One of the current worries of Burdis and others in the well construction management segment is what happens when oil prices recover to more economically attractive levels. Is there a danger of shortages again?

The answer is yes.

“This is a fluid market, things are generally down, there are limited opportunities and a limited number of rigs in the North Sea. If everyone decides three months from now on the back of rising oil prices that they want to go out and do all the business they’ve been planning, there still won’t be enough rig capacity to do it.

“If you get it wrong, the chances are that you’re not going to get a rig.”

So, despite the downturn, rig capacity remains an issue in the North Sea. This, in turn, presumably makes it pretty hard for the majors to drive a rock-bottom rates policy with rig owners, does it not?

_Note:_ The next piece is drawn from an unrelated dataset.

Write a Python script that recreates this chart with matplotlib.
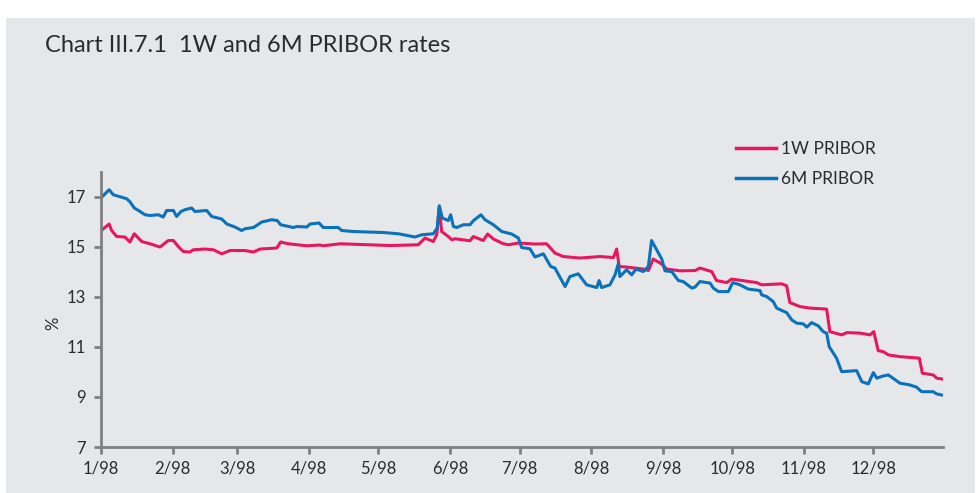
import numpy as np
import pandas as pd
import matplotlib
matplotlib.use("Agg")
import matplotlib.pyplot as plt
from matplotlib.patches import Rectangle

# ---- data (day offsets from 1 Jan 1998, rate in %) ----
days_6m = [0, 3.5, 5.3, 11.1, 12.5, 14.4, 16.9, 19.0, 21.2, 24.8, 26.9, 28.4, 31.3, 32.7,
           34.6, 36.3, 39.2, 40.6, 45.7, 47.9, 52.2, 54.4, 57.9, 60.8, 62.3, 65.9, 67.3,
           69.5, 73.8, 76.2, 77.7, 83.2, 84.6, 89.0, 90.4, 94.3, 96.1, 102.6, 104.1, 109.1,
           122.1, 128.6, 135.8, 138.7, 143.7, 145.4, 146.3, 147.6, 150.2, 151.2, 152.4,
           153.8, 156.7, 159.6, 161.0, 164.3, 166.1, 169.7, 173.3, 177.6, 180.5, 181.9,
           185.5, 187.7, 191.3, 194.5, 196.3, 200.7, 202.8, 206.4, 210.0, 214.4, 215.4,
           216.5, 220.1, 222.3, 223.7, 224.4, 227.3, 229.5, 231.4, 234.5, 236.7, 238.1,
           242.5, 243.9, 246.8, 249.7, 251.8, 255.5, 256.9, 259.0, 263.4, 264.8, 267.0,
           271.3, 273.2, 276.3, 279.9, 285.0, 285.7, 287.9, 290.7, 292.2, 296.5, 298.7,
           300.8, 303.7, 305.2, 307.3, 310.2, 312.3, 313.8, 314.9, 318.1, 320.3, 326.8,
           329.0, 331.8, 334.0, 335.5, 338.3, 340.5, 345.5, 349.8, 352.7, 354.9, 359.9,
           361.4, 363.5]
rate_6m = [16.95, 17.28, 17.08, 16.92, 16.80, 16.55, 16.41, 16.28, 16.25, 16.28, 16.19,
           16.45, 16.45, 16.21, 16.41, 16.48, 16.55, 16.41, 16.45, 16.21, 16.11, 15.91,
           15.79, 15.65, 15.72, 15.77, 15.85, 15.99, 16.08, 16.05, 15.88, 15.77, 15.81,
           15.79, 15.91, 15.95, 15.77, 15.77, 15.65, 15.61, 15.57, 15.52, 15.39, 15.48,
           15.52, 15.75, 16.64, 16.15, 16.05, 16.28, 15.81, 15.77, 15.88, 15.88, 16.04,
           16.28, 16.08, 15.88, 15.61, 15.51, 15.35, 14.97, 14.92, 14.59, 14.72, 14.21,
           14.15, 13.41, 13.81, 13.92, 13.48, 13.37, 13.65, 13.37, 13.48, 13.88, 14.32,
           13.81, 14.08, 13.88, 14.11, 14.01, 14.21, 15.25, 14.51, 14.04, 14.01, 13.65,
           13.61, 13.35, 13.39, 13.61, 13.55, 13.35, 13.21, 13.21, 13.57, 13.48, 13.31,
           13.25, 13.08, 13.01, 12.81, 12.55, 12.37, 12.08, 11.95, 11.92, 11.79, 11.97,
           11.84, 11.61, 11.55, 11.01, 10.55, 10.01, 10.05, 9.61, 9.52, 9.97, 9.75, 9.84,
           9.88, 9.55, 9.48, 9.39, 9.21, 9.21, 9.12, 9.08]

days_1w = [0, 3.5, 4.6, 6.8, 10.4, 12.5, 14.4, 17.6, 21.2, 25.5, 29.1, 31.3, 33.4, 35.6,
           38.5, 39.9, 45.0, 48.6, 52.2, 55.8, 62.3, 65.9, 68.8, 76.0, 77.7, 81.0, 89.0,
           94.7, 96.1, 103.4, 125.0, 137.2, 140.1, 143.7, 145.2, 146.3, 147.3, 150.2,
           151.7, 153.1, 159.6, 161.0, 165.3, 167.2, 169.7, 174.0, 176.2, 180.5, 187.7,
           192.7, 196.3, 199.9, 207.1, 215.8, 221.6, 223.0, 224.1, 227.3, 234.5, 236.7,
           238.8, 242.5, 244.6, 250.4, 256.9, 259.0, 264.1, 266.2, 270.6, 272.7, 283.5,
           285.7, 294.4, 296.5, 297.9, 302.3, 306.6, 313.8, 315.2, 320.3, 322.5, 328.2,
           332.6, 334.2, 336.1, 338.3, 340.5, 345.5, 353.9, 355.2, 359.9, 361.4, 363.5]
rate_1w = [15.64, 15.91, 15.65, 15.41, 15.39, 15.19, 15.52, 15.21, 15.12, 14.99, 15.25,
           15.25, 15.01, 14.81, 14.79, 14.88, 14.91, 14.88, 14.72, 14.85, 14.85, 14.79,
           14.91, 14.95, 15.19, 15.12, 15.04, 15.07, 15.04, 15.12, 15.05, 15.08, 15.35,
           15.21, 15.48, 16.61, 15.61, 15.41, 15.28, 15.32, 15.24, 15.41, 15.25, 15.51,
           15.31, 15.12, 15.08, 15.15, 15.11, 15.12, 14.75, 14.61, 14.55, 14.61, 14.57,
           14.91, 14.21, 14.19, 14.11, 14.05, 14.51, 14.31, 14.11, 14.04, 14.05, 14.15,
           14.01, 13.65, 13.57, 13.71, 13.57, 13.48, 13.52, 13.44, 12.77, 12.61, 12.55,
           12.51, 11.61, 11.48, 11.57, 11.55, 11.48, 11.61, 10.85, 10.81, 10.68, 10.61,
           10.55, 9.95, 9.88, 9.75, 9.72]

series_labels = ["1W PRIBOR", "6M PRIBOR"]
month_ticks = ["1998-%02d-01" % m for m in range(1, 13)]
month_labels = ["%d/98" % m for m in range(1, 13)]
y_ticks = [7, 9, 11, 13, 15, 17]
title = "Chart III.7.1  1W and 6M PRIBOR rates"

plt.rcParams['font.family'] = ["Lato", "DejaVu Sans"]

bg = "#E6E7E9"
txt = "#2b2b2b"
axcol = "#7f7f7f"
red = "#E8175D"
blue = "#0A72BA"

W, H = 978, 493
fig = plt.figure(figsize=(W / 100, H / 100), dpi=100)
fig.patch.set_facecolor(bg)
# white margins around the grey panel
fig.add_artist(Rectangle((0, 1 - 18 / H), 1, 18 / H, transform=fig.transFigure,
                         facecolor="white", edgecolor="none", zorder=0))
fig.add_artist(Rectangle((0, 0), 6 / W, 1, transform=fig.transFigure,
                         facecolor="white", edgecolor="none", zorder=0))
fig.add_artist(Rectangle((975 / W, 0), 3 / W, 1, transform=fig.transFigure,
                         facecolor="white", edgecolor="none", zorder=0))

left, right = 101 / W, 942.7 / W
bottom, top = 1 - 447 / H, 1 - 171.7 / H
ax = fig.add_axes([left, bottom, right - left, top - bottom])
ax.set_facecolor(bg)

base = pd.Timestamp("1998-01-01")
d1 = base + pd.to_timedelta(np.array(days_1w), unit="D")
d6 = base + pd.to_timedelta(np.array(days_6m), unit="D")

ax.plot(d1, rate_1w, color=red, lw=2.2, label=series_labels[0], solid_joinstyle="round")
ax.plot(d6, rate_6m, color=blue, lw=2.2, label=series_labels[1], solid_joinstyle="round")

ax.set_xlim(base, pd.Timestamp("1998-12-31"))
ax.set_ylim(7, 18)
ax.set_yticks(y_ticks)
ax.set_yticklabels([str(v) for v in y_ticks])
ax.set_xticks(pd.to_datetime(month_ticks))
ax.set_xticklabels(month_labels)

for s in ["top", "right"]:
    ax.spines[s].set_visible(False)
for s in ["left", "bottom"]:
    ax.spines[s].set_color(axcol)
    ax.spines[s].set_linewidth(2)
ax.tick_params(axis="both", colors=axcol, length=5, width=2, labelcolor=txt, labelsize=12)
ax.tick_params(axis="y", pad=6)
ax.tick_params(axis="x", pad=5)

fig.text(53 / W, 1 - 323 / H, "%", rotation=90, ha="center", va="center",
         fontsize=12, color=txt)

fig.text(45 / W, 1 - 45 / H, title, ha="left", va="center", fontsize=17, color=txt)

leg = fig.legend(loc="upper left", bbox_to_anchor=(736 / W, 1 - 141 / H),
                 frameon=False, fontsize=12.5, handlelength=2.3, handletextpad=0.3,
                 labelspacing=0.8, borderpad=0, borderaxespad=0)
for t in leg.get_texts():
    t.set_color(txt)
for l in leg.get_lines():
    l.set_linewidth(2.5)

fig.savefig("out.png", dpi=100, facecolor=bg)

Burdis thinks so.

“We’re seeing a bit of a hard line from the drilling contractors now to the extent that rigs will be stacked rather than go out at offers below $300,000 per day.

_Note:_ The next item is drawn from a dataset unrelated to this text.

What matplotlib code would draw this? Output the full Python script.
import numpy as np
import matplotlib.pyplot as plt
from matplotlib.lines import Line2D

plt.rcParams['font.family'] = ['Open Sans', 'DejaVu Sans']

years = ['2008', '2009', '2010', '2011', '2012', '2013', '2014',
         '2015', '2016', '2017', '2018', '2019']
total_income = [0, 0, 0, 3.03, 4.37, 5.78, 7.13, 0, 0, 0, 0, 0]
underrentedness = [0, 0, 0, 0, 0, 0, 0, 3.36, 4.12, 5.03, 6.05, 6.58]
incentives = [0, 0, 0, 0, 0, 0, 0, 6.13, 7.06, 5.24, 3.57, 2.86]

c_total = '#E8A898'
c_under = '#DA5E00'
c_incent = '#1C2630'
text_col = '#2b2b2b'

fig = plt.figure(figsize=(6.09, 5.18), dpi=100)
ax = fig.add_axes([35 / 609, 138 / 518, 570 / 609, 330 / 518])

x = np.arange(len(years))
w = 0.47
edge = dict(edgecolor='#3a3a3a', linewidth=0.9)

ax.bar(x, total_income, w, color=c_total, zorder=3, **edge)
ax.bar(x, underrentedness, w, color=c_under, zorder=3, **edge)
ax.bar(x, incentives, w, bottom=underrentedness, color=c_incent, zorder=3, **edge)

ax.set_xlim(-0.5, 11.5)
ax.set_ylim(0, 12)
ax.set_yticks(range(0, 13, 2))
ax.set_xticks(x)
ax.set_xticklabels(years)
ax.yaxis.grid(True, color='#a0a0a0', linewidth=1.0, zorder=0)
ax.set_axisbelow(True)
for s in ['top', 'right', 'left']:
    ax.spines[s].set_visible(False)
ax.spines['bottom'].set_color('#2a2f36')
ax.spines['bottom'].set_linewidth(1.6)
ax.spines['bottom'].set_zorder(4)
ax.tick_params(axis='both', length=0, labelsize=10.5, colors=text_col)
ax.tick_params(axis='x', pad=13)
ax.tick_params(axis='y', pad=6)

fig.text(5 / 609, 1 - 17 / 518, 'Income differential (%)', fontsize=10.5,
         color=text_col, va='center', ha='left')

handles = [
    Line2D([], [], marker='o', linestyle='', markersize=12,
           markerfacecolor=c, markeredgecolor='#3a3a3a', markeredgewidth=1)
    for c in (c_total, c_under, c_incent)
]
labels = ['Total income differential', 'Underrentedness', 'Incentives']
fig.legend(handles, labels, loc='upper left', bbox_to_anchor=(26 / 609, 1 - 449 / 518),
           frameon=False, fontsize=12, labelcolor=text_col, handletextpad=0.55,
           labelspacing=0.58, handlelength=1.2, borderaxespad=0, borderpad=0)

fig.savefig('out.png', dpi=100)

“The Arctic II is now cold-stacked, and that will not come out of Invergordon for less than a 12-month contract, so that’s off the market … one semi down already.

“There are two other semis there from the Oilexco contract.

“There are a couple falling off contract … Byford Dolphin and Borgsten Dolphin. However, Dolphin Drilling’s already offering the Borgsten in India, which would further reduce capacity here if it’s taken up. Dolphin already has a presence in India and knows what it’s talking about regarding big opportunities there.”

So have operators learned anything from the late-1990s price crunch, an episode that left scars to this day in the North Sea. The Burdis response is intriguing.

“Our reservoir team has carried out a significant amount of training and personnel development for the majors. They were told back in January that, despite the downturn, ‘We, the operators, have learned our lessons and we’re going to continue with the training and development of staff, so don’t worry about that’.

“That gave us heart. But here we are in February getting called in by the majors, this time weeping into their handkerchiefs, saying ‘Oh dear, oil is only $40 a barrel, woe are we. Reduce your prices’. I don’t think that’s necessarily wrong, but it does stick in the throat.

“What they’re not saying (yet) is, we’re not doing it. They’re saying that, if we can get the cost base day down, commensurate with a $40 price rather than $120 or more, then we’ll continue with the training.

“That’s encouraging as it means that if you’re still training people, you’re not laying them off.”